Wednesday, July 1, 2009

Miller blows up Louisville politicians, U of L and especially JCPS

J. Bruce Miller in the C-J, with some rough words for Louisville's leaders, U of L, and especially JCPS...

I'm surprised the C-J published this. I didn't know they would promote negative views of the government schools, especially when it was connected to JCPS' over-arching racial goals.

Good for them!

Instead of pro-active leadership, for years Louisville politicians (with precious few exceptions) have chosen to govern based upon a series of myths that are readily accepted by a city long ago described as "a city that wishes to let well enough, alone." At this critical juncture, Louisville would have become far more competitive had it demanded for the last several decades that its political leadership publicly accept reality's "brutal facts" of our shortcoming and take active measures to do something about them, rather than wallowing in the "fruity myth" that things are just fine because such a political posture allows a politician to be Mayor for Life of a place that is content to "let well enough, alone."

The "myth list"' is long.

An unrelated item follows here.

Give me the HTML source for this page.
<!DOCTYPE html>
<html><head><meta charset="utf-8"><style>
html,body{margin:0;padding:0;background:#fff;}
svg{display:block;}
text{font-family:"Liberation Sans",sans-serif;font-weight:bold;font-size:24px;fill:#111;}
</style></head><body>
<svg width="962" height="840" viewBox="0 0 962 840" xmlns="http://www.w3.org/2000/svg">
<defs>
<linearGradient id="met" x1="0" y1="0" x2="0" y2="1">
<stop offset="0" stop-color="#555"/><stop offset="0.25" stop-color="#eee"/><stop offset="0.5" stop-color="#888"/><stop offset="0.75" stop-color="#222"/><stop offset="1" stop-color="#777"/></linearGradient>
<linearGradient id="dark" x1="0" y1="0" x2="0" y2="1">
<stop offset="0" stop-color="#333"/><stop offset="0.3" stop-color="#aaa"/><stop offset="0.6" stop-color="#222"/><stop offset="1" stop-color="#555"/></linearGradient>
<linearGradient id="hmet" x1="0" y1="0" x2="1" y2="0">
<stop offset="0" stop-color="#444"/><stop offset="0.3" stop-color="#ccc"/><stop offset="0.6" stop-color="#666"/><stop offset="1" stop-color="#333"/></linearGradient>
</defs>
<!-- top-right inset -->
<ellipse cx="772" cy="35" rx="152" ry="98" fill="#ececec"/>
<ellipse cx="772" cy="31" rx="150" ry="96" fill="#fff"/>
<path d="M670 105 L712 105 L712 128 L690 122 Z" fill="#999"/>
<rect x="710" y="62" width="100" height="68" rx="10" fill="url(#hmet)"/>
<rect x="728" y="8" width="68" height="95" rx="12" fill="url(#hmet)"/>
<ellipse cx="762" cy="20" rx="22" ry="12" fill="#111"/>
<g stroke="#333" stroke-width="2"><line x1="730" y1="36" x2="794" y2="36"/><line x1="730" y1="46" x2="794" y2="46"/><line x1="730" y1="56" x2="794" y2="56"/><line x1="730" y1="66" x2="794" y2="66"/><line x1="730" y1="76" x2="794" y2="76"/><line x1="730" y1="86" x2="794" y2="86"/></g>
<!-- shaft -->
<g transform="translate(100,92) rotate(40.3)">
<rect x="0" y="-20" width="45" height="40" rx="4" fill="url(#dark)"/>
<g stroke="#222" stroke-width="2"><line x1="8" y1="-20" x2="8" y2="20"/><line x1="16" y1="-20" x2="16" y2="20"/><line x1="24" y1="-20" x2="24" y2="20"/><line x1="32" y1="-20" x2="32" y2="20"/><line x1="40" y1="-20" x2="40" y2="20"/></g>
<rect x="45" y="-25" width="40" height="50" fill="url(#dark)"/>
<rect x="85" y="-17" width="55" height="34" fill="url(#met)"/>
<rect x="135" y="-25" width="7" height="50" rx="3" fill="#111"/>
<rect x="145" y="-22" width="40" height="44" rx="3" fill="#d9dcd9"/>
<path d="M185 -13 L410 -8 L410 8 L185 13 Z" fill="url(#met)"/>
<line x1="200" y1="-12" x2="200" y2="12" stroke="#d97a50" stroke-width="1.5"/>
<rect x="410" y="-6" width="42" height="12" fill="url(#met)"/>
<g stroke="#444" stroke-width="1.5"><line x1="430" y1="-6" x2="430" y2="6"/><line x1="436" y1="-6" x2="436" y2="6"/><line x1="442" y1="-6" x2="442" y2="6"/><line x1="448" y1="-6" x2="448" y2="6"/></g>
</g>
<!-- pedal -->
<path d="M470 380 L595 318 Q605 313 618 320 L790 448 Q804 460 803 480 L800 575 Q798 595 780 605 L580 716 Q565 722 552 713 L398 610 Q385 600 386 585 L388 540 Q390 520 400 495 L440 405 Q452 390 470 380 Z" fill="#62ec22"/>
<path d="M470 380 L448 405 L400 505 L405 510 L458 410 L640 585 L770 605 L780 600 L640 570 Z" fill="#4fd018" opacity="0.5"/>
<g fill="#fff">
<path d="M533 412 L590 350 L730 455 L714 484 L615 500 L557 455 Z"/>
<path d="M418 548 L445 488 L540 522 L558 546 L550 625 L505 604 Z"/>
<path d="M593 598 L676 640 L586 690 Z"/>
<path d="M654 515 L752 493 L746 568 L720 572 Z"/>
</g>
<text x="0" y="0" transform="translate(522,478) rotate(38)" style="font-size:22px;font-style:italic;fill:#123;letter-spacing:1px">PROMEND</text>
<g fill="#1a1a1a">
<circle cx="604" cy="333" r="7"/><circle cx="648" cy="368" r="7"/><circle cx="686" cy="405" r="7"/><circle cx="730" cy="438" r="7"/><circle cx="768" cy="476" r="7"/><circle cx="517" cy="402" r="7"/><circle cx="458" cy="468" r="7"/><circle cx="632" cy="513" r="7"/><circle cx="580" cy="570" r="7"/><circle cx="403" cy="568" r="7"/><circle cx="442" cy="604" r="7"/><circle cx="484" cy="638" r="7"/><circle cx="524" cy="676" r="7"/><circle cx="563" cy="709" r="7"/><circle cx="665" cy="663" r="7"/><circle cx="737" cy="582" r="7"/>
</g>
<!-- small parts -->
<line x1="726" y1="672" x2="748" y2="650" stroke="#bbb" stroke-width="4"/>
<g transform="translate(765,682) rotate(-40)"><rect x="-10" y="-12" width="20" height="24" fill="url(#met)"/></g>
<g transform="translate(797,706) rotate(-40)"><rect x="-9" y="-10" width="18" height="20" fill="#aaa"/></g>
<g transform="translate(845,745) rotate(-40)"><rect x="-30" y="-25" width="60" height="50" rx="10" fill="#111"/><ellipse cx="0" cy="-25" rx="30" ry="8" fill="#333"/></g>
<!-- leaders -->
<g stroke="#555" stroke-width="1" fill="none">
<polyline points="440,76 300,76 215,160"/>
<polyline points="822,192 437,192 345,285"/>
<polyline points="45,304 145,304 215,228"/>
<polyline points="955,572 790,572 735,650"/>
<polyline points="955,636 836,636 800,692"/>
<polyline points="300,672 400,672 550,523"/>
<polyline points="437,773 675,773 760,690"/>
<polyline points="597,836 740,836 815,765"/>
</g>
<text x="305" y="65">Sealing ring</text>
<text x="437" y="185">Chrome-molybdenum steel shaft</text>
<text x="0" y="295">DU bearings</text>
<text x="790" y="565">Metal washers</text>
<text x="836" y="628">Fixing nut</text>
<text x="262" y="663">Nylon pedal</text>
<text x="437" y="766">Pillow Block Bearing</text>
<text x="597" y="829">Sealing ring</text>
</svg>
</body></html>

Near the top is the "myth" that we have an exceptional local public school system....The "brutal fact" about Louisville's public education system is that for the last 35 years (or two whole generations of public school children) our political leaders have encouraged an experiment in "racial diversity" at the expense of the "neighborhood school." While the diversity goal was originally laudable, over the years the result, academically, has proven to be an abysmal failure....

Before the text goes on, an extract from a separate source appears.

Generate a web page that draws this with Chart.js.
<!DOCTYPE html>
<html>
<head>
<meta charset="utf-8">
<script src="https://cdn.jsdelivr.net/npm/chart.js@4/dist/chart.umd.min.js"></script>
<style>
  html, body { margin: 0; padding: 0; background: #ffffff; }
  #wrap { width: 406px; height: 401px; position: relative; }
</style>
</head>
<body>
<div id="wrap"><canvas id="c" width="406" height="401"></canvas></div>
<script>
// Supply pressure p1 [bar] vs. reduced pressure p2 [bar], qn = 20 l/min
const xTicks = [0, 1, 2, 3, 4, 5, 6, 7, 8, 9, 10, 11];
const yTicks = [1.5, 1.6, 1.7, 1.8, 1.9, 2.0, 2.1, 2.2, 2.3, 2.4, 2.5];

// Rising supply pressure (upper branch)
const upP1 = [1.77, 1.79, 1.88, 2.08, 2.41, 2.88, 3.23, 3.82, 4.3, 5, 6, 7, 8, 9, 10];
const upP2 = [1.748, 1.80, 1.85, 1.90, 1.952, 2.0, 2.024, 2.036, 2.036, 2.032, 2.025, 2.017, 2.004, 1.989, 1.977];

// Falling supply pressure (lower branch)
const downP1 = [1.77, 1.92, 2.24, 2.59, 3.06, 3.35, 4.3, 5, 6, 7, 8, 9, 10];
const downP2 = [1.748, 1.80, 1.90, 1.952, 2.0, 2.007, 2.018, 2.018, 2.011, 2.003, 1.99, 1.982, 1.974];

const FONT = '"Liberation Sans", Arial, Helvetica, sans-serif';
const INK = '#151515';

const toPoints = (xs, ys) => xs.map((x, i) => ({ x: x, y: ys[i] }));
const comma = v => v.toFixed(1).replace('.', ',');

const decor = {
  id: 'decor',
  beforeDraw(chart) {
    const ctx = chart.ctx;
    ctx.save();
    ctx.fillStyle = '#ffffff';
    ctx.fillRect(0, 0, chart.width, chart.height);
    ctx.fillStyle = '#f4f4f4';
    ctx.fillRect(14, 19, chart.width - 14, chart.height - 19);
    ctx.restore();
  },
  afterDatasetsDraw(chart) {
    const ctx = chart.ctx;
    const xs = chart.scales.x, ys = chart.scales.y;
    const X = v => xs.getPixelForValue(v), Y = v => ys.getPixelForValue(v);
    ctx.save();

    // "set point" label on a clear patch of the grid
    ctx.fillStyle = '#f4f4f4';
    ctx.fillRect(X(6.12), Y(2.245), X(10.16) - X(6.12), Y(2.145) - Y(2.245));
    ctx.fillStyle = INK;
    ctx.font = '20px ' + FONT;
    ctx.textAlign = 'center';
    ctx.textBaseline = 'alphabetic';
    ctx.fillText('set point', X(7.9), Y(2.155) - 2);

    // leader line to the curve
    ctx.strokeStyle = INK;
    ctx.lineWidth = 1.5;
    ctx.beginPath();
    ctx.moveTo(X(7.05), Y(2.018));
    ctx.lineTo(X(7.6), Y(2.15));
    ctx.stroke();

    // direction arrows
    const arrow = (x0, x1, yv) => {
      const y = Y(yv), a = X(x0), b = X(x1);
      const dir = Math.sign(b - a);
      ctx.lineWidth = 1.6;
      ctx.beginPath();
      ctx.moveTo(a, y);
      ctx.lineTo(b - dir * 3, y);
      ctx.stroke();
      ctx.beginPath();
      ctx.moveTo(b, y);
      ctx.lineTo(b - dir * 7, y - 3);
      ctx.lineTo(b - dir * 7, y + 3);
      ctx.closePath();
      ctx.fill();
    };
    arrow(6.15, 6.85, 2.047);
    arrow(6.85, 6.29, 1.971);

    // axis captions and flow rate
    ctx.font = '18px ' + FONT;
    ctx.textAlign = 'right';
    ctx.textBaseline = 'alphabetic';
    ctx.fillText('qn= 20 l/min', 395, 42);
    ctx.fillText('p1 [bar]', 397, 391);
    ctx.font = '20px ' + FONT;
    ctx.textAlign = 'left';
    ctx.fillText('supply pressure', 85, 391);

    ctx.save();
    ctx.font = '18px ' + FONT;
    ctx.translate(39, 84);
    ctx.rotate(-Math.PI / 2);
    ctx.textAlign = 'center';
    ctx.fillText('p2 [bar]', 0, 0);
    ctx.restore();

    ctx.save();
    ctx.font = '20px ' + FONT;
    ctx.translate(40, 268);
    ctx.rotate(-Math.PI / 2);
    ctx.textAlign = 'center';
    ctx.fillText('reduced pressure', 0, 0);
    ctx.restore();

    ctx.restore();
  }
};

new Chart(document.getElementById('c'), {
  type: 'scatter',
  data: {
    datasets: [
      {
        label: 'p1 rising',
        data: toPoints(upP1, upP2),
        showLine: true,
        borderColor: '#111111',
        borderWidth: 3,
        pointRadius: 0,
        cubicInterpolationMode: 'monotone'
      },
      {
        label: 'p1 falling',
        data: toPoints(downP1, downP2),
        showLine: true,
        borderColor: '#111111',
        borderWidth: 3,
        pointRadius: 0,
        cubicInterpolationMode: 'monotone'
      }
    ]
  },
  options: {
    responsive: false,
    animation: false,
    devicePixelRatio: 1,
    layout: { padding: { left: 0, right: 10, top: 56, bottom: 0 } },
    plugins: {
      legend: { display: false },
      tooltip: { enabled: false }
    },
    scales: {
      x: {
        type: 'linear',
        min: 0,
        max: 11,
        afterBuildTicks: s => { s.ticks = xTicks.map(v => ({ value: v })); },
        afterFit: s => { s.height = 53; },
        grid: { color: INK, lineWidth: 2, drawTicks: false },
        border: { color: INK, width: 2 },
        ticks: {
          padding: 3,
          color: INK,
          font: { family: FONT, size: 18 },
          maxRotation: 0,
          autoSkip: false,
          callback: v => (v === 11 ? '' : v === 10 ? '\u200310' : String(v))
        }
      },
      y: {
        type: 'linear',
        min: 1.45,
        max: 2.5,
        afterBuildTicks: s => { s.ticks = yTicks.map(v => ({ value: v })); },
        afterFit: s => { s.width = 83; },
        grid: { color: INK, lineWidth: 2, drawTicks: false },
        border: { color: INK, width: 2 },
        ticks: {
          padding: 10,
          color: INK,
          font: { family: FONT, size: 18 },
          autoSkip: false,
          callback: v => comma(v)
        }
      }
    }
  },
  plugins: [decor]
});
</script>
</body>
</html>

There's another [myth]...A significant number of the University of Louisville's student body matriculates from this abysmal Jefferson County public school system. For the last decade, the U.S. News & World Report's annual university ranking places that university's undergraduate academic program as a third-tier American university somewhere between 125th and 175th in the nation.

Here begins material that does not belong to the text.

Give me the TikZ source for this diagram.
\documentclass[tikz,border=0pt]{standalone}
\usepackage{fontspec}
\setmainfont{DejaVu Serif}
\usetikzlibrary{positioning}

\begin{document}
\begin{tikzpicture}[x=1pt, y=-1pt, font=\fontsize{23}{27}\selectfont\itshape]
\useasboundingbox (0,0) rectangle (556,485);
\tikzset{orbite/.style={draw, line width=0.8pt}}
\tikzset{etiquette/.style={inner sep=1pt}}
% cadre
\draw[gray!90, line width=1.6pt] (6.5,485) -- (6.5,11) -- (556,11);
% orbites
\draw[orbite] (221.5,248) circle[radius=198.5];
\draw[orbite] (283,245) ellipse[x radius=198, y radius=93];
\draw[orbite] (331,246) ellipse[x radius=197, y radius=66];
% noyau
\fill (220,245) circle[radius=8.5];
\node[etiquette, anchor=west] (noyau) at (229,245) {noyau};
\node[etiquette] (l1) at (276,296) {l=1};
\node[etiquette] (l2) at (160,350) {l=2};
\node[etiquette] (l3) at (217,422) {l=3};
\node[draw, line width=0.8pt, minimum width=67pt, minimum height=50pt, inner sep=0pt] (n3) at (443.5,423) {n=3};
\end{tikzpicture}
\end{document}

Its specialized academic programs don't fare any better. Its locally vaunted medical school isn't ranked, nor is its engineering or business school. It's law school stands at 98th out of 100 American law schools, and its School of Education is 71st (before its dean was recently indicted on charges of thieving public funds)....

For 35 years, we've been graduating students from a bottom-feeding public school system and sending them, by droves, to the local university whose academic programs offer bottom-feeding students little, if any, challenge.

And we wonder why no major corporation has moved to this city in the last half century, or why over the same time period we've lost a host of corporate headquarters with thousands of high-paying corporate jobs...

UPDATE: A few days later, Jim Chen, Dean of U of L's School of Law, corrects an error in a letter to the editor of the C-J...U of L is 98th out of 184, not out of 100.